— BEGIN —

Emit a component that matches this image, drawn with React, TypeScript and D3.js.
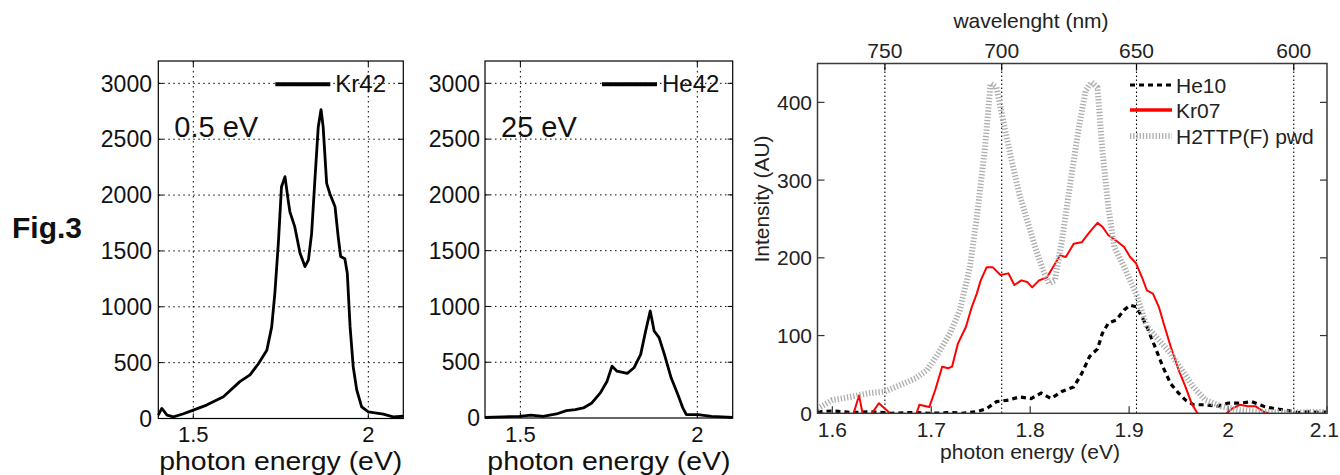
import React from 'react';
import * as d3 from 'd3';

// ---------- Data ----------
const kr42Energy = [1.4, 1.41, 1.425, 1.443, 1.47, 1.5, 1.538, 1.586, 1.633, 1.662, 1.686, 1.71, 1.724, 1.733, 1.743, 1.752, 1.762, 1.771, 1.776, 1.79, 1.805, 1.819, 1.829, 1.838, 1.848, 1.857, 1.865, 1.871, 1.881, 1.89, 1.905, 1.914, 1.921, 1.933, 1.94, 1.948, 1.957, 1.967, 1.981, 2.0, 2.043, 2.071, 2.1];
const kr42Intensity = [30, 90, 30, 15, 40, 75, 120, 195, 330, 390, 490, 610, 820, 1120, 1570, 2075, 2165, 1955, 1850, 1715, 1480, 1360, 1420, 1655, 2165, 2610, 2765, 2610, 2105, 2015, 1895, 1625, 1450, 1430, 1300, 820, 460, 255, 105, 60, 40, 15, 20];

const he42Energy = [1.4, 1.45, 1.497, 1.53, 1.564, 1.602, 1.63, 1.655, 1.678, 1.702, 1.726, 1.745, 1.759, 1.773, 1.802, 1.821, 1.84, 1.854, 1.867, 1.878, 1.892, 1.907, 1.926, 1.945, 1.959, 1.969, 2.002, 2.04, 2.07, 2.1];
const he42Intensity = [6, 10, 15, 25, 15, 36, 66, 75, 90, 135, 225, 330, 465, 420, 400, 450, 570, 780, 960, 780, 720, 570, 360, 210, 90, 30, 30, 15, 10, 6];

const kr07Energy = [1.614, 1.621, 1.627, 1.631, 1.639, 1.647, 1.655, 1.661, 1.67, 1.684, 1.688, 1.698, 1.704, 1.711, 1.717, 1.721, 1.727, 1.735, 1.741, 1.746, 1.75, 1.756, 1.762, 1.77, 1.778, 1.784, 1.791, 1.797, 1.802, 1.809, 1.817, 1.823, 1.83, 1.836, 1.844, 1.852, 1.86, 1.868, 1.873, 1.879, 1.887, 1.895, 1.901, 1.907, 1.913, 1.918, 1.924, 1.93, 1.936, 1.942, 1.95, 1.957, 1.963, 1.969, 1.977, 1.996, 2.004, 2.012, 2.02, 2.028, 2.036, 2.041];
const kr07Intensity = [0, -2, 23, -3, -2, 13, 4, -4, -5, -4, 11, 8, 30, 60, 58, 60, 90, 111, 137, 154, 171, 188, 188, 178, 180, 165, 171, 169, 162, 171, 175, 188, 203, 201, 218, 220, 233, 245, 240, 229, 222, 214, 201, 193, 175, 158, 154, 137, 111, 86, 56, 34, 13, 0, -4, -3, 6, 11, 9, 9, 2, 0];

const he10Energy = [1.585, 1.6, 1.62, 1.64, 1.66, 1.68, 1.7, 1.72, 1.731, 1.746, 1.756, 1.766, 1.778, 1.789, 1.801, 1.811, 1.821, 1.832, 1.844, 1.852, 1.86, 1.868, 1.873, 1.879, 1.887, 1.895, 1.901, 1.907, 1.913, 1.918, 1.926, 1.934, 1.942, 1.95, 1.957, 1.965, 1.977, 1.989, 2.0, 2.012, 2.024, 2.036, 2.047, 2.059, 2.071, 2.082, 2.094, 2.1];
const he10Intensity = [2, 3, 1, 2, 0, 1, 0, 1, 0, 2, 6, 15, 17, 21, 19, 26, 19, 28, 34, 51, 73, 83, 103, 116, 120, 133, 139, 137, 124, 111, 86, 60, 38, 26, 17, 11, 11, 9, 13, 13, 15, 9, 6, 4, 1, 2, 1, 2];

const h2ttpEnergy = [1.585, 1.6, 1.618, 1.637, 1.653, 1.668, 1.684, 1.696, 1.707, 1.719, 1.729, 1.739, 1.746, 1.754, 1.76, 1.766, 1.774, 1.782, 1.789, 1.797, 1.805, 1.813, 1.819, 1.825, 1.832, 1.84, 1.848, 1.856, 1.862, 1.868, 1.873, 1.879, 1.885, 1.895, 1.907, 1.918, 1.93, 1.942, 1.953, 1.965, 1.977, 1.993, 2.012, 2.032, 2.059, 2.1];
const h2ttpIntensity = [6, 17, 21, 26, 28, 36, 45, 56, 77, 103, 133, 188, 252, 338, 424, 419, 368, 321, 282, 248, 214, 184, 167, 171, 222, 291, 359, 415, 426, 419, 338, 265, 214, 188, 154, 111, 94, 77, 56, 34, 17, 9, 4, 2, 1, 2];

const leftYTicks = [0, 500, 1000, 1500, 2000, 2500, 3000];
const leftXTicks = [1.5, 2];
const rightYTicks = [0, 100, 200, 300, 400];
const rightXTicks = [1.6, 1.7, 1.8, 1.9, 2.0, 2.1];
const wavelengthTicks = [750, 700, 650, 600];

const FONT = "'Liberation Sans', Arial, Helvetica, sans-serif";

type LeftProps = {
  x0: number; x1: number; yTop: number; yBot: number;
  energy: number[]; intensity: number[];
  legend: string; annot: string; yLabelRight: number;
};

function LeftPanel({ x0, x1, yTop, yBot, energy, intensity, legend, annot, yLabelRight }: LeftProps) {
  const x = d3.scaleLinear().domain([1.4, 2.1]).range([x0, x1]);
  const y = d3.scaleLinear().domain([0, 3200]).range([yBot, yTop]);
  const pts = energy.map((e, i) => [e, intensity[i]] as [number, number]);
  const line = d3.line<[number, number]>().x(d => x(d[0])).y(d => y(d[1]));
  const grid = { stroke: '#000', strokeWidth: 1, strokeDasharray: '1.5 3.5' };
  return (
    <g>
      {leftYTicks.filter(t => t > 0).map(t => (
        <line key={'gy' + t} x1={x0} x2={x1} y1={y(t)} y2={y(t)} {...grid} />
      ))}
      {leftXTicks.map(t => (
        <line key={'gx' + t} x1={x(t)} x2={x(t)} y1={yTop} y2={yBot} {...grid} />
      ))}
      {leftYTicks.map(t => (
        <g key={'ty' + t}>
          <line x1={x0} x2={x0 + 5} y1={y(t)} y2={y(t)} stroke="#000" />
          <line x1={x1} x2={x1 - 5} y1={y(t)} y2={y(t)} stroke="#000" />
          <text x={yLabelRight} y={y(t)} dy="0.36em" textAnchor="end" fontSize={23} fontFamily={FONT} fill="#111">{t}</text>
        </g>
      ))}
      {leftXTicks.map(t => (
        <g key={'tx' + t}>
          <line x1={x(t)} x2={x(t)} y1={yBot} y2={yBot - 5} stroke="#000" />
          <line x1={x(t)} x2={x(t)} y1={yTop} y2={yTop + 5} stroke="#000" />
          <text x={x(t)} y={442} textAnchor="middle" fontSize={22} fontFamily={FONT} fill="#111">{t}</text>
        </g>
      ))}
      <path d={line(pts) || ''} fill="none" stroke="#000" strokeWidth={2.8} strokeLinejoin="round" />
      <rect x={x0} y={yTop} width={x1 - x0} height={yBot - yTop} fill="none" stroke="#000" strokeWidth={1.2} />
      <line x1={x0 + 117} x2={x0 + 172} y1={y(3000) + 1} y2={y(3000) + 1} stroke="#000" strokeWidth={4} />
      <text x={x0 + 177} y={y(3000) + 9} fontSize={24} fontFamily={FONT} fill="#111">{legend}</text>
      <text x={x0 + 16} y={137} fontSize={29} fontFamily={FONT} fill="#111">{annot}</text>
      <text x={(x0 + x1) / 2} y={469.5} textAnchor="middle" fontSize={25} textLength={243} lengthAdjust="spacingAndGlyphs" fontFamily={FONT} fill="#111">photon energy (eV)</text>
    </g>
  );
}

function RightPanel() {
  const x0 = 817.5, x1 = 1327, yTop = 63.5, yBot = 413.3;
  const x = d3.scaleLinear().domain([1.585, 2.1]).range([x0, x1]);
  const y = d3.scaleLinear().domain([0, 450]).range([yBot, yTop]);
  const line = d3.line<[number, number]>().x(d => x(d[0])).y(d => y(d[1]));
  const mk = (e: number[], v: number[]) => e.map((t, i) => [t, v[i]] as [number, number]);
  const wlE = (nm: number) => 1239.84 / nm;
  return (
    <g>
      <defs>
        <clipPath id="rclip">
          <rect x={x0} y={yTop} width={x1 - x0} height={yBot - yTop} />
        </clipPath>
      </defs>
      {wavelengthTicks.map(w => (
        <g key={'w' + w}>
          <line x1={x(wlE(w))} x2={x(wlE(w))} y1={yTop} y2={yBot} stroke="#000" strokeWidth={1.1} strokeDasharray="1.5 2.5" />
          <line x1={x(wlE(w))} x2={x(wlE(w))} y1={yTop} y2={yTop + 7} stroke="#000" strokeWidth={1.2} />
          <text x={x(wlE(w))} y={58} textAnchor="middle" fontSize={21} fontFamily={FONT} fill="#222">{w}</text>
        </g>
      ))}
      {rightXTicks.map((t, i) => {
        const last = i === rightXTicks.length - 1;
        return (
          <g key={'rx' + t}>
            <line x1={x(t)} x2={x(t)} y1={yBot} y2={yBot - 7} stroke="#333" strokeWidth={1.2} />
            <text x={last ? 1339 : x(t)} y={437} textAnchor={last ? 'end' : 'middle'} fontSize={21} fontFamily={FONT} fill="#222">{t === 2 ? '2' : t}</text>
          </g>
        );
      })}
      {rightYTicks.map(t => (
        <g key={'ry' + t}>
          <line x1={x0} x2={x0 + 7} y1={y(t)} y2={y(t)} stroke="#333" strokeWidth={1.2} />
          <line x1={x1} x2={x1 - 7} y1={y(t)} y2={y(t)} stroke="#333" strokeWidth={1.2} />
          <text x={812} y={y(t)} dy="0.36em" textAnchor="end" fontSize={21} fontFamily={FONT} fill="#222">{t}</text>
        </g>
      ))}
      <g clipPath="url(#rclip)">
        <path d={line(mk(he10Energy, he10Intensity)) || ''} fill="none" stroke="#000" strokeWidth={3.2} strokeDasharray="5 4" />
        <path d={line(mk(kr07Energy, kr07Intensity)) || ''} fill="none" stroke="#ff0000" strokeWidth={2} strokeLinejoin="round" />
        <path d={line(mk(h2ttpEnergy, h2ttpIntensity)) || ''} fill="none" stroke="#adadad" strokeWidth={6} strokeDasharray="1.3 1.9" />
      </g>
      <rect x={x0} y={yTop} width={x1 - x0} height={yBot - yTop} fill="none" stroke="#3a3a3a" strokeWidth={1.5} />
      {/* legend */}
      <line x1={1130} x2={1172} y1={85} y2={85} stroke="#000" strokeWidth={3.2} strokeDasharray="5 4" />
      <text x={1176} y={92.5} fontSize={21} fontFamily={FONT} fill="#222">He10</text>
      <line x1={1130} x2={1172} y1={110} y2={110} stroke="#ff0000" strokeWidth={3.5} />
      <text x={1176} y={117.5} fontSize={21} fontFamily={FONT} fill="#222">Kr07</text>
      <line x1={1130} x2={1172} y1={136} y2={136} stroke="#adadad" strokeWidth={6} strokeDasharray="1.3 1.9" />
      <text x={1176} y={143.5} fontSize={21} fontFamily={FONT} fill="#222">H2TTP(F) pwd</text>
      <text x={1031} y={28} textAnchor="middle" fontSize={21} fontFamily={FONT} fill="#222">wavelenght (nm)</text>
      <text x={1030} y={459} textAnchor="middle" fontSize={21} fontFamily={FONT} fill="#222">photon energy (eV)</text>
      <text transform="translate(769,199) rotate(-90)" textAnchor="middle" fontSize={21} fontFamily={FONT} fill="#222">Intensity (AU)</text>
    </g>
  );
}

export default function App() {
  return (
    <svg width={1340} height={475} style={{ position: 'absolute', left: 0, top: 0, background: '#fff' }}>
      <rect x={0} y={0} width={1340} height={475} fill="#fff" />
      <text x={12} y={238} fontSize={30} fontWeight="bold" fontFamily={FONT} fill="#111">Fig.3</text>
      <LeftPanel x0={158.3} x1={403.3} yTop={61} yBot={418.5} energy={kr42Energy} intensity={kr42Intensity} legend="Kr42" annot="0.5 eV" yLabelRight={152} />
      <LeftPanel x0={485} x1={732.7} yTop={61} yBot={418} energy={he42Energy} intensity={he42Intensity} legend="He42" annot="25 eV" yLabelRight={480} />
      <RightPanel />
    </svg>
  );
}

— END —

#### REQUEST
Check every line for "React" and show the ones that have it.

#### OUTPUT
Emit a component that matches this image, drawn with React, TypeScript and D3.js.
import React from 'react';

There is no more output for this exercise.